** Begin **

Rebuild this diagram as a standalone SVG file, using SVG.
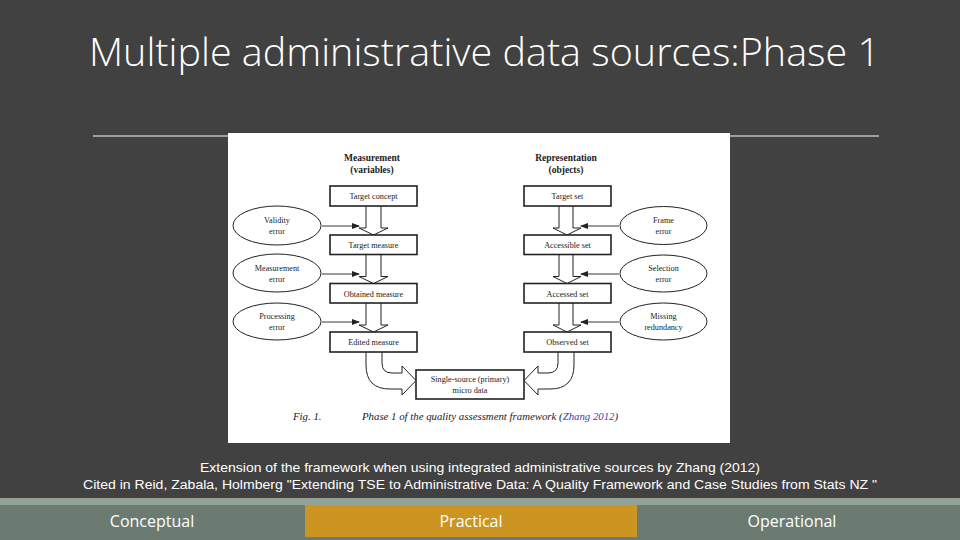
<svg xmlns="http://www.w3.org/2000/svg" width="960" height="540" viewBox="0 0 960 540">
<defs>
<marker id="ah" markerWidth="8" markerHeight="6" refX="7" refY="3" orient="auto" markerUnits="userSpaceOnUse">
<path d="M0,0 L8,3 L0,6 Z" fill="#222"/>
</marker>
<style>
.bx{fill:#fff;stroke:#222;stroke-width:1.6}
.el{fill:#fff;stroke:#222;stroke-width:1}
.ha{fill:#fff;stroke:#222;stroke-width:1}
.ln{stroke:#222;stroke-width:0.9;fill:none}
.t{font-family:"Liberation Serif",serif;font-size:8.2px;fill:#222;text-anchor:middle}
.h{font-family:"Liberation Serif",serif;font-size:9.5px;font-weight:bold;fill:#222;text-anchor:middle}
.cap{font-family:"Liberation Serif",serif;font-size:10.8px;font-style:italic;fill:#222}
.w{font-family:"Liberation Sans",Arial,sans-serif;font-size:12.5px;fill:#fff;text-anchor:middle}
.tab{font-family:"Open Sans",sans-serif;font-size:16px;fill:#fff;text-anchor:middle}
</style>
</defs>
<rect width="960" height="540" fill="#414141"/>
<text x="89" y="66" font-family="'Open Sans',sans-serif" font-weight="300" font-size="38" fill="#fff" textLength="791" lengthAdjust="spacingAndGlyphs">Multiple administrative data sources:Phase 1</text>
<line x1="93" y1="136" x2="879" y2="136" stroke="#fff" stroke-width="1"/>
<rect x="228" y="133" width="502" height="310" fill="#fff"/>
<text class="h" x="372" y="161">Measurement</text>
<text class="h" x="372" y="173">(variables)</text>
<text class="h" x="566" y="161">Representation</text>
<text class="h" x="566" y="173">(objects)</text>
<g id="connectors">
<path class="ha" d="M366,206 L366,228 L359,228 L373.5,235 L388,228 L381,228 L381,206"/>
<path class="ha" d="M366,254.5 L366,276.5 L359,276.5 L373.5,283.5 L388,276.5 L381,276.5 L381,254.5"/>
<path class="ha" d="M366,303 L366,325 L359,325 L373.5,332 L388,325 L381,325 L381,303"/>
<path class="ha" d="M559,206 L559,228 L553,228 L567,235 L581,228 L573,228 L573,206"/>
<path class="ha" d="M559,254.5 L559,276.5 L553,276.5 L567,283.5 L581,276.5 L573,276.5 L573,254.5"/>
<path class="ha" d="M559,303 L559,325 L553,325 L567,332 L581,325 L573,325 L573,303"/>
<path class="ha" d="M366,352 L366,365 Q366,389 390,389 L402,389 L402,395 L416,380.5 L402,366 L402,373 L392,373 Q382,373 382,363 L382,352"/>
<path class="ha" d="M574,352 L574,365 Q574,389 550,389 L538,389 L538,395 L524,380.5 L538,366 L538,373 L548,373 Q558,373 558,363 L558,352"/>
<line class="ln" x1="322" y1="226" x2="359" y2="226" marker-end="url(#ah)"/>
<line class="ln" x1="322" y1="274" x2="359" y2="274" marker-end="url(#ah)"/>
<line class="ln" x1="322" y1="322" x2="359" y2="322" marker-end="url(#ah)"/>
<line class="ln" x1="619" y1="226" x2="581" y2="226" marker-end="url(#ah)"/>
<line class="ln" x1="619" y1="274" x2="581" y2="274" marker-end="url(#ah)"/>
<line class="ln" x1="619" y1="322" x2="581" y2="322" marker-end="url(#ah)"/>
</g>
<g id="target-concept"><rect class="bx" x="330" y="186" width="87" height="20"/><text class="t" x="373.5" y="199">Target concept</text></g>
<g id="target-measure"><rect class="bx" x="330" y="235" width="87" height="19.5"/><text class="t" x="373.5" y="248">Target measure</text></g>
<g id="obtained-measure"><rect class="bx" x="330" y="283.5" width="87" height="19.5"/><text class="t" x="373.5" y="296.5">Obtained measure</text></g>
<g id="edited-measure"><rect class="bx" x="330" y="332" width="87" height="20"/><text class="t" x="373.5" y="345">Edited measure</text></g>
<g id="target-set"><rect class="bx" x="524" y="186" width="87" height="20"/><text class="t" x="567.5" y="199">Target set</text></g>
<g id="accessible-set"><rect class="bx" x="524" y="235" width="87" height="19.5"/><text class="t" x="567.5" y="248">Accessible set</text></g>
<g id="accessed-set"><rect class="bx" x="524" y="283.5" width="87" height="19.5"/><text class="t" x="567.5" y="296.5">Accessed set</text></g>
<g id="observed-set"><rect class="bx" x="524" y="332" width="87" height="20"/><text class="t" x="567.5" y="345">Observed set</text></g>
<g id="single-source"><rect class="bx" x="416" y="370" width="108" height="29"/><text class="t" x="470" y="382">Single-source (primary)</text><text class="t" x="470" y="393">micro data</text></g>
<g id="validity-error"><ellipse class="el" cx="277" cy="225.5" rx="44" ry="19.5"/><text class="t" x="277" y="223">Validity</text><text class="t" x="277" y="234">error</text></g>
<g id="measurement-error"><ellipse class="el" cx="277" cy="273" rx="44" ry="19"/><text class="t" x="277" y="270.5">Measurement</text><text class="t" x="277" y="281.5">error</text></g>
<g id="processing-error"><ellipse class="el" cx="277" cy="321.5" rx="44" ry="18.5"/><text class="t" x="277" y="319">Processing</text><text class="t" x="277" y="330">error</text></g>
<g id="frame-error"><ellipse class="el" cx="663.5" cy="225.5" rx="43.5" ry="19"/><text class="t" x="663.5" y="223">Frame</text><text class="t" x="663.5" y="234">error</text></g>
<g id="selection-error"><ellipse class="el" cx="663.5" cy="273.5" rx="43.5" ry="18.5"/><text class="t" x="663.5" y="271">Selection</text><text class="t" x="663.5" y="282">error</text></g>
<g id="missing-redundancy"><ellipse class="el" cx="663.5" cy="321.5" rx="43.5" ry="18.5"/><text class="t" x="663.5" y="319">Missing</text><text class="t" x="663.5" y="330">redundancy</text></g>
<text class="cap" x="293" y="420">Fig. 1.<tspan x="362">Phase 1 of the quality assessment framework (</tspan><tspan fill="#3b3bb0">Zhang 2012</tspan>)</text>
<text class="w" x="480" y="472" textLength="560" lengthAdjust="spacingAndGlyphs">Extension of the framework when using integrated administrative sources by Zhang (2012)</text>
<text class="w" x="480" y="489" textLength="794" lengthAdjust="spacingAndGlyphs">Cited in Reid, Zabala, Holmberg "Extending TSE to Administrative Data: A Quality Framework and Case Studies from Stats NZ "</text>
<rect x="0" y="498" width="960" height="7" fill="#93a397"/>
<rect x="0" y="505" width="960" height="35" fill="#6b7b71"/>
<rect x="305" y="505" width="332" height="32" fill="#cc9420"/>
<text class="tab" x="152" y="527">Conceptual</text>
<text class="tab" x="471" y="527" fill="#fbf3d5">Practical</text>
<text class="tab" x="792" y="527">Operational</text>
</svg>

** End **

Reproduce the full listing above verbatim, with no pictures included.

> **Correct answer**:
Rebuild this diagram as a standalone SVG file, using SVG.
<svg xmlns="http://www.w3.org/2000/svg" width="960" height="540" viewBox="0 0 960 540">
<defs>
<marker id="ah" markerWidth="8" markerHeight="6" refX="7" refY="3" orient="auto" markerUnits="userSpaceOnUse">
<path d="M0,0 L8,3 L0,6 Z" fill="#222"/>
</marker>
<style>
.bx{fill:#fff;stroke:#222;stroke-width:1.6}
.el{fill:#fff;stroke:#222;stroke-width:1}
.ha{fill:#fff;stroke:#222;stroke-width:1}
.ln{stroke:#222;stroke-width:0.9;fill:none}
.t{font-family:"Liberation Serif",serif;font-size:8.2px;fill:#222;text-anchor:middle}
.h{font-family:"Liberation Serif",serif;font-size:9.5px;font-weight:bold;fill:#222;text-anchor:middle}
.cap{font-family:"Liberation Serif",serif;font-size:10.8px;font-style:italic;fill:#222}
.w{font-family:"Liberation Sans",Arial,sans-serif;font-size:12.5px;fill:#fff;text-anchor:middle}
.tab{font-family:"Open Sans",sans-serif;font-size:16px;fill:#fff;text-anchor:middle}
</style>
</defs>
<rect width="960" height="540" fill="#414141"/>
<text x="89" y="66" font-family="'Open Sans',sans-serif" font-weight="300" font-size="38" fill="#fff" textLength="791" lengthAdjust="spacingAndGlyphs">Multiple administrative data sources:Phase 1</text>
<line x1="93" y1="136" x2="879" y2="136" stroke="#fff" stroke-width="1"/>
<rect x="228" y="133" width="502" height="310" fill="#fff"/>
<text class="h" x="372" y="161">Measurement</text>
<text class="h" x="372" y="173">(variables)</text>
<text class="h" x="566" y="161">Representation</text>
<text class="h" x="566" y="173">(objects)</text>
<g id="connectors">
<path class="ha" d="M366,206 L366,228 L359,228 L373.5,235 L388,228 L381,228 L381,206"/>
<path class="ha" d="M366,254.5 L366,276.5 L359,276.5 L373.5,283.5 L388,276.5 L381,276.5 L381,254.5"/>
<path class="ha" d="M366,303 L366,325 L359,325 L373.5,332 L388,325 L381,325 L381,303"/>
<path class="ha" d="M559,206 L559,228 L553,228 L567,235 L581,228 L573,228 L573,206"/>
<path class="ha" d="M559,254.5 L559,276.5 L553,276.5 L567,283.5 L581,276.5 L573,276.5 L573,254.5"/>
<path class="ha" d="M559,303 L559,325 L553,325 L567,332 L581,325 L573,325 L573,303"/>
<path class="ha" d="M366,352 L366,365 Q366,389 390,389 L402,389 L402,395 L416,380.5 L402,366 L402,373 L392,373 Q382,373 382,363 L382,352"/>
<path class="ha" d="M574,352 L574,365 Q574,389 550,389 L538,389 L538,395 L524,380.5 L538,366 L538,373 L548,373 Q558,373 558,363 L558,352"/>
<line class="ln" x1="322" y1="226" x2="359" y2="226" marker-end="url(#ah)"/>
<line class="ln" x1="322" y1="274" x2="359" y2="274" marker-end="url(#ah)"/>
<line class="ln" x1="322" y1="322" x2="359" y2="322" marker-end="url(#ah)"/>
<line class="ln" x1="619" y1="226" x2="581" y2="226" marker-end="url(#ah)"/>
<line class="ln" x1="619" y1="274" x2="581" y2="274" marker-end="url(#ah)"/>
<line class="ln" x1="619" y1="322" x2="581" y2="322" marker-end="url(#ah)"/>
</g>
<g id="target-concept"><rect class="bx" x="330" y="186" width="87" height="20"/><text class="t" x="373.5" y="199">Target concept</text></g>
<g id="target-measure"><rect class="bx" x="330" y="235" width="87" height="19.5"/><text class="t" x="373.5" y="248">Target measure</text></g>
<g id="obtained-measure"><rect class="bx" x="330" y="283.5" width="87" height="19.5"/><text class="t" x="373.5" y="296.5">Obtained measure</text></g>
<g id="edited-measure"><rect class="bx" x="330" y="332" width="87" height="20"/><text class="t" x="373.5" y="345">Edited measure</text></g>
<g id="target-set"><rect class="bx" x="524" y="186" width="87" height="20"/><text class="t" x="567.5" y="199">Target set</text></g>
<g id="accessible-set"><rect class="bx" x="524" y="235" width="87" height="19.5"/><text class="t" x="567.5" y="248">Accessible set</text></g>
<g id="accessed-set"><rect class="bx" x="524" y="283.5" width="87" height="19.5"/><text class="t" x="567.5" y="296.5">Accessed set</text></g>
<g id="observed-set"><rect class="bx" x="524" y="332" width="87" height="20"/><text class="t" x="567.5" y="345">Observed set</text></g>
<g id="single-source"><rect class="bx" x="416" y="370" width="108" height="29"/><text class="t" x="470" y="382">Single-source (primary)</text><text class="t" x="470" y="393">micro data</text></g>
<g id="validity-error"><ellipse class="el" cx="277" cy="225.5" rx="44" ry="19.5"/><text class="t" x="277" y="223">Validity</text><text class="t" x="277" y="234">error</text></g>
<g id="measurement-error"><ellipse class="el" cx="277" cy="273" rx="44" ry="19"/><text class="t" x="277" y="270.5">Measurement</text><text class="t" x="277" y="281.5">error</text></g>
<g id="processing-error"><ellipse class="el" cx="277" cy="321.5" rx="44" ry="18.5"/><text class="t" x="277" y="319">Processing</text><text class="t" x="277" y="330">error</text></g>
<g id="frame-error"><ellipse class="el" cx="663.5" cy="225.5" rx="43.5" ry="19"/><text class="t" x="663.5" y="223">Frame</text><text class="t" x="663.5" y="234">error</text></g>
<g id="selection-error"><ellipse class="el" cx="663.5" cy="273.5" rx="43.5" ry="18.5"/><text class="t" x="663.5" y="271">Selection</text><text class="t" x="663.5" y="282">error</text></g>
<g id="missing-redundancy"><ellipse class="el" cx="663.5" cy="321.5" rx="43.5" ry="18.5"/><text class="t" x="663.5" y="319">Missing</text><text class="t" x="663.5" y="330">redundancy</text></g>
<text class="cap" x="293" y="420">Fig. 1.<tspan x="362">Phase 1 of the quality assessment framework (</tspan><tspan fill="#3b3bb0">Zhang 2012</tspan>)</text>
<text class="w" x="480" y="472" textLength="560" lengthAdjust="spacingAndGlyphs">Extension of the framework when using integrated administrative sources by Zhang (2012)</text>
<text class="w" x="480" y="489" textLength="794" lengthAdjust="spacingAndGlyphs">Cited in Reid, Zabala, Holmberg "Extending TSE to Administrative Data: A Quality Framework and Case Studies from Stats NZ "</text>
<rect x="0" y="498" width="960" height="7" fill="#93a397"/>
<rect x="0" y="505" width="960" height="35" fill="#6b7b71"/>
<rect x="305" y="505" width="332" height="32" fill="#cc9420"/>
<text class="tab" x="152" y="527">Conceptual</text>
<text class="tab" x="471" y="527" fill="#fbf3d5">Practical</text>
<text class="tab" x="792" y="527">Operational</text>
</svg>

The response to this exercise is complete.